Литовская дипломатия продемонстрировала хорошее владение искусством полемики и софистики. Хотя и без энтузиазма, не выдержав напряженной работы, – Сигизмунд-Август согласился заново обсудить спорные вопросы. Он объявил о созыве литовского сейма в Бельске, а общего сейма – в Парчеве. Литовская делегация добилась от монарха, чего желала Это не было прочным успехом, ибо в ходе спора Ягеллон дважды заявлял, что уния является единым общим благом (одним телом), а сам он отказывается от своих вотчинных прав на Великое княжество Литовское в пользу польской короны, т. е. передает права, воплощающие его суверенность, не собственно Литовскому, но Польскому государству. Литовская делегация отвергла подобную идею, но не могла заставить монарха отозвать это предложение. Она должна была удовлетвориться тем, что вопрос об унии остался открыт и отложен до будущих переговоров. С тем литовцы и отбыли из Варшавы.
Варшавский сейм продолжился. Воспользовавшись тем, что монарх на их стороне, поляки приняли целый ряд односторонних деклараций, выражающих польскую позицию. По их просьбе Сигизмунд-Август утвердил рецессию (промежуточное соглашение), несколько изменив содержание достигнутой договоренности. Актом от 13 марта декларировались единый монарх и единое общее благо, при этом замалчивалось литовское требование об отдельных сеймах и сенатах. Указывалось, что откладывается обсуждение вопросов о месте проведения общих сеймов, о поветских сеймиках Литвы, о врадах, о великокняжеском титуле, о месте сенаторов и представителей Литвы на общем сейме, а также о пограничных спорах. Помимо бесполезных изменений, рецессия провозглашала принципиальную для Литвы идею великокняжеского титула (его жизненность, т. е. необходимость государственности). Однако в специальном акте от того же 13 марта Сигизмунд-Август объявлял о передаче своих вотчинных прав на Великое княжество Литовское польской короне. Тем самым, Варшавская рецессия во всей своей полноте была победой польской дипломатии, достигнутой за спиной литовцев.

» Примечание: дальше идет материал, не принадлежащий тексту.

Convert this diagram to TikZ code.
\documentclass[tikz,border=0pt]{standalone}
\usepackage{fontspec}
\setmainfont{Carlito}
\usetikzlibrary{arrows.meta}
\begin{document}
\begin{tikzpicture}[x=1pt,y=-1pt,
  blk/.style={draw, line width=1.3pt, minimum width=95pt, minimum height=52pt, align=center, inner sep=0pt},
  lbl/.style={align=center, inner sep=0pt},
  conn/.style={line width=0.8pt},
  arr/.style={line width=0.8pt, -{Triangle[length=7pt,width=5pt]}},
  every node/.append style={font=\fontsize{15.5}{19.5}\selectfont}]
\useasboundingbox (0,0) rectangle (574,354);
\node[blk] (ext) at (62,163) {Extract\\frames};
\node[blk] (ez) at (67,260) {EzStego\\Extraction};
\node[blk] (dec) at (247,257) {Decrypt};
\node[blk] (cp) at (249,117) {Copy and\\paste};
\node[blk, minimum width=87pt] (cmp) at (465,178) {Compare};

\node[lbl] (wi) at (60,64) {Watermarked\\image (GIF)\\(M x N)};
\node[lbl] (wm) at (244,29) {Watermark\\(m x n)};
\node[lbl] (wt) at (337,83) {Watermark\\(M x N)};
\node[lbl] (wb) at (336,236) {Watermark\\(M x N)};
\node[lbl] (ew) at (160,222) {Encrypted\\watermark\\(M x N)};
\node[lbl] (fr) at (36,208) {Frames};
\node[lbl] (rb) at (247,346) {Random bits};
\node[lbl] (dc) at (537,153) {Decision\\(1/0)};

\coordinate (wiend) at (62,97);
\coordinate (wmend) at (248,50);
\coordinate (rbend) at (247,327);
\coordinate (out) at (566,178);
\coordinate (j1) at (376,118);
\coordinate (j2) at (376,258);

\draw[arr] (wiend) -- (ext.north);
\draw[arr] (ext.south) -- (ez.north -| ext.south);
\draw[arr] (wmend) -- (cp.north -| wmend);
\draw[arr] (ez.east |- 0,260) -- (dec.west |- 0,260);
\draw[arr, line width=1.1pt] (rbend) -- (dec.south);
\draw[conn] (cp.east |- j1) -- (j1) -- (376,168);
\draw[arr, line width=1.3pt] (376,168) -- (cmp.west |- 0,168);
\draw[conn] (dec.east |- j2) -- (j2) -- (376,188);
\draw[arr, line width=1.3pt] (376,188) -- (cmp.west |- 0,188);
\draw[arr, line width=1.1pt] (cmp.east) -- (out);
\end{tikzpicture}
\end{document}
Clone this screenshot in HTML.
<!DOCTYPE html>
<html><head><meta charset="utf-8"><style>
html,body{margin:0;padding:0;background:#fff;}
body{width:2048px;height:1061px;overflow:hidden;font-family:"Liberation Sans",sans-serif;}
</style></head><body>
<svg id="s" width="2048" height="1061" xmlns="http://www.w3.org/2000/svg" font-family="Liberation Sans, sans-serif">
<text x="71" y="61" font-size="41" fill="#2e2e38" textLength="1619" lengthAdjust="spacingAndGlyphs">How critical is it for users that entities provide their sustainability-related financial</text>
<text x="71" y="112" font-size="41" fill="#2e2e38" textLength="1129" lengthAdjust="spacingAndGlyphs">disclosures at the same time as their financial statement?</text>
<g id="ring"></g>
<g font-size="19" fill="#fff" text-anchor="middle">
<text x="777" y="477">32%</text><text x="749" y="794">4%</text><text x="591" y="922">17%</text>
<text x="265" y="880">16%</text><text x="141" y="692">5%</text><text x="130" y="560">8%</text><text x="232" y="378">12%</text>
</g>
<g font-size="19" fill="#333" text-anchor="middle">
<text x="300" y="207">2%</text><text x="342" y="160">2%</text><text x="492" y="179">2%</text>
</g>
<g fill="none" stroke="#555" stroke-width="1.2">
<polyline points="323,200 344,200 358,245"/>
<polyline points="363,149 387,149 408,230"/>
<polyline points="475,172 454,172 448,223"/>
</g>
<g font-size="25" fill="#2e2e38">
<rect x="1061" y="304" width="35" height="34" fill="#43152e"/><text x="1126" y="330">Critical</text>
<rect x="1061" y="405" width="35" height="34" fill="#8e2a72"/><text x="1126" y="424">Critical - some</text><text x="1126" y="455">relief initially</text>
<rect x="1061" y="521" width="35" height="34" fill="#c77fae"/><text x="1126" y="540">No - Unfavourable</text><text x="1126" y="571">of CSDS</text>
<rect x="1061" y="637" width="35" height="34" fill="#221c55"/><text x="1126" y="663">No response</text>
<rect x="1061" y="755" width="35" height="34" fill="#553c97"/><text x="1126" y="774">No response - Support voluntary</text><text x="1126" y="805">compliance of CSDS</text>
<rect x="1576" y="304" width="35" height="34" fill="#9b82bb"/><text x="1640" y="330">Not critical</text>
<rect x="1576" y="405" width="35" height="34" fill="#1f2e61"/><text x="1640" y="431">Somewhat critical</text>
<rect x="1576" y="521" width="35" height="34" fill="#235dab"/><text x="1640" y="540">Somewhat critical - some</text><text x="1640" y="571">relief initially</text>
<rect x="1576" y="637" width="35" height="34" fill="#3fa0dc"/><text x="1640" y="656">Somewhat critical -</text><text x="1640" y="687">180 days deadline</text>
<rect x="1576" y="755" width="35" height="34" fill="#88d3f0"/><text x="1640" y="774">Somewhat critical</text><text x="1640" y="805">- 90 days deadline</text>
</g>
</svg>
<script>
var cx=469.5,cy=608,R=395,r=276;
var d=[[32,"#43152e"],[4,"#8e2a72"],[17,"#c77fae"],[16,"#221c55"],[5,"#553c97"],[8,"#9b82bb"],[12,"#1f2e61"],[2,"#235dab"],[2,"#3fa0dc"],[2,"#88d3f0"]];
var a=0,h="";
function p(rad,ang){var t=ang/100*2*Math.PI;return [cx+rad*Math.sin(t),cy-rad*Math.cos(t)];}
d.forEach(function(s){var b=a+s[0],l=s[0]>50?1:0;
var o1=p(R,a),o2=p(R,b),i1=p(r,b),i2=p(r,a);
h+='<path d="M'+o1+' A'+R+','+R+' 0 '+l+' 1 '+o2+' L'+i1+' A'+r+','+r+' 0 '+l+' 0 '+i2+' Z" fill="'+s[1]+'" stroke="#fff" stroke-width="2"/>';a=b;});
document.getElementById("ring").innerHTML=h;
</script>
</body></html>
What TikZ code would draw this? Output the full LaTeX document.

События 1564 г., при отсутствии согласия Литвы, делали этот успех односторонним. Когда русский фронт – после битвы на Уле – дрогнул, увереннее почувствовали себя высшие русские бояре, терпящие притеснения от царя. 30 апреля того же года из Юрьева (Тарту) на литовскую сторону перебежал видный русский полководец, князь Андрей Курбский. Конфликт Иоанна IV с русской зна- /638/ тью ширился. Осенью 1564 г. Рязанскую область разорил крымский хан Девлет-Гирей. Литва отвоевала право на передышку, которую могла использовать для внутренних преобразований, призванных теснее сплотить правящее сословие.